• _Given material_:
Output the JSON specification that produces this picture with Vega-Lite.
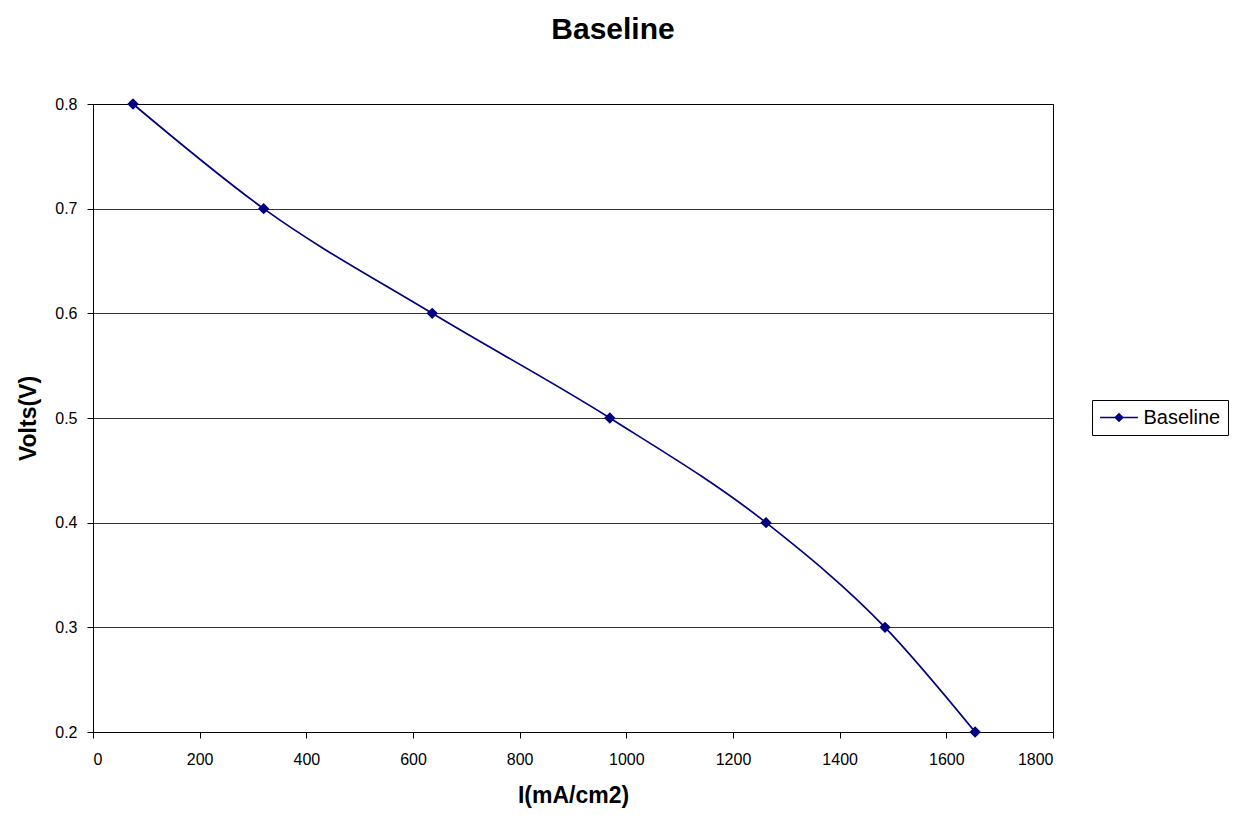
{
  "$schema": "https://vega.github.io/schema/vega-lite/v6.json",
  "width": 960,
  "height": 628,
  "autosize": "none",
  "padding": {"left": 93, "top": 104, "right": 180, "bottom": 83},
  "background": "white",
  "config": {
    "font": "Liberation Sans",
    "view": {"stroke": "black", "strokeWidth": 1}
  },
  "title": {
    "text": "Baseline",
    "fontSize": 30,
    "fontWeight": "bold",
    "font": "Liberation Sans",
    "color": "black",
    "anchor": "middle",
    "dx": 40,
    "offset": 51
  },
  "data": {
    "values": [
      {"I": 75, "V": 0.8, "series": "Baseline"},
      {"I": 320, "V": 0.7, "series": "Baseline"},
      {"I": 636, "V": 0.6, "series": "Baseline"},
      {"I": 969, "V": 0.5, "series": "Baseline"},
      {"I": 1262, "V": 0.4, "series": "Baseline"},
      {"I": 1485, "V": 0.3, "series": "Baseline"},
      {"I": 1654, "V": 0.2, "series": "Baseline"}
    ]
  },
  "encoding": {
    "x": {
      "field": "I", "type": "quantitative",
      "scale": {"domain": [0, 1800], "nice": false, "zero": false},
      "axis": {
        "title": "I(mA/cm2)", "titleFontSize": 23, "titleFontWeight": "bold", "titleColor": "black",
        "titlePadding": 17,
        "values": [0, 200, 400, 600, 800, 1000, 1200, 1400, 1600, 1800],
        "format": "d",
        "labelFontSize": 16, "labelColor": "black", "labelPadding": 13,
        "tickColor": "black", "tickSize": 6, "domainColor": "black", "grid": false
      }
    },
    "y": {
      "field": "V", "type": "quantitative",
      "scale": {"domain": [0.2, 0.8], "nice": false, "zero": false},
      "axis": {
        "title": "Volts(V)", "titleFontSize": 23, "titleFontWeight": "bold", "titleColor": "black",
        "titlePadding": 14,
        "values": [0.2, 0.3, 0.4, 0.5, 0.6, 0.7, 0.8],
        "format": ".1f",
        "labelFontSize": 16, "labelColor": "black", "labelPadding": 10,
        "tickColor": "black", "tickSize": 6, "domainColor": "black",
        "grid": true, "gridColor": "black", "gridWidth": 0.8
      }
    },
    "color": {
      "field": "series", "type": "nominal",
      "scale": {"range": ["#000080"]},
      "legend": {
        "title": null,
        "orient": "none",
        "legendX": 999,
        "legendY": 296,
        "labelFontSize": 20,
        "labelColor": "black",
        "symbolType": "M-2,0H2M0,-0.4L0.4,0L0,0.4L-0.4,0Z",
        "symbolSize": 361,
        "symbolOffset": 9.5,
        "labelOffset": 14,
        "symbolStrokeWidth": 1.5,
        "symbolFillColor": "#000080",
        "strokeColor": "black",
        "padding": 7,
        "fillColor": "white"
      }
    }
  },
  "layer": [
    {"mark": {"type": "line", "interpolate": "monotone", "strokeWidth": 1.7}},
    {"mark": {"type": "point", "shape": "diamond", "filled": true, "size": 130, "opacity": 1}}
  ]
}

• _What is asked_:
In the copy, include no pictures; restate the listing above exactly.

• _Output for this task_:
Output the JSON specification that produces this picture with Vega-Lite.
{
  "$schema": "https://vega.github.io/schema/vega-lite/v6.json",
  "width": 960,
  "height": 628,
  "autosize": "none",
  "padding": {"left": 93, "top": 104, "right": 180, "bottom": 83},
  "background": "white",
  "config": {
    "font": "Liberation Sans",
    "view": {"stroke": "black", "strokeWidth": 1}
  },
  "title": {
    "text": "Baseline",
    "fontSize": 30,
    "fontWeight": "bold",
    "font": "Liberation Sans",
    "color": "black",
    "anchor": "middle",
    "dx": 40,
    "offset": 51
  },
  "data": {
    "values": [
      {"I": 75, "V": 0.8, "series": "Baseline"},
      {"I": 320, "V": 0.7, "series": "Baseline"},
      {"I": 636, "V": 0.6, "series": "Baseline"},
      {"I": 969, "V": 0.5, "series": "Baseline"},
      {"I": 1262, "V": 0.4, "series": "Baseline"},
      {"I": 1485, "V": 0.3, "series": "Baseline"},
      {"I": 1654, "V": 0.2, "series": "Baseline"}
    ]
  },
  "encoding": {
    "x": {
      "field": "I", "type": "quantitative",
      "scale": {"domain": [0, 1800], "nice": false, "zero": false},
      "axis": {
        "title": "I(mA/cm2)", "titleFontSize": 23, "titleFontWeight": "bold", "titleColor": "black",
        "titlePadding": 17,
        "values": [0, 200, 400, 600, 800, 1000, 1200, 1400, 1600, 1800],
        "format": "d",
        "labelFontSize": 16, "labelColor": "black", "labelPadding": 13,
        "tickColor": "black", "tickSize": 6, "domainColor": "black", "grid": false
      }
    },
    "y": {
      "field": "V", "type": "quantitative",
      "scale": {"domain": [0.2, 0.8], "nice": false, "zero": false},
      "axis": {
        "title": "Volts(V)", "titleFontSize": 23, "titleFontWeight": "bold", "titleColor": "black",
        "titlePadding": 14,
        "values": [0.2, 0.3, 0.4, 0.5, 0.6, 0.7, 0.8],
        "format": ".1f",
        "labelFontSize": 16, "labelColor": "black", "labelPadding": 10,
        "tickColor": "black", "tickSize": 6, "domainColor": "black",
        "grid": true, "gridColor": "black", "gridWidth": 0.8
      }
    },
    "color": {
      "field": "series", "type": "nominal",
      "scale": {"range": ["#000080"]},
      "legend": {
        "title": null,
        "orient": "none",
        "legendX": 999,
        "legendY": 296,
        "labelFontSize": 20,
        "labelColor": "black",
        "symbolType": "M-2,0H2M0,-0.4L0.4,0L0,0.4L-0.4,0Z",
        "symbolSize": 361,
        "symbolOffset": 9.5,
        "labelOffset": 14,
        "symbolStrokeWidth": 1.5,
        "symbolFillColor": "#000080",
        "strokeColor": "black",
        "padding": 7,
        "fillColor": "white"
      }
    }
  },
  "layer": [
    {"mark": {"type": "line", "interpolate": "monotone", "strokeWidth": 1.7}},
    {"mark": {"type": "point", "shape": "diamond", "filled": true, "size": 130, "opacity": 1}}
  ]
}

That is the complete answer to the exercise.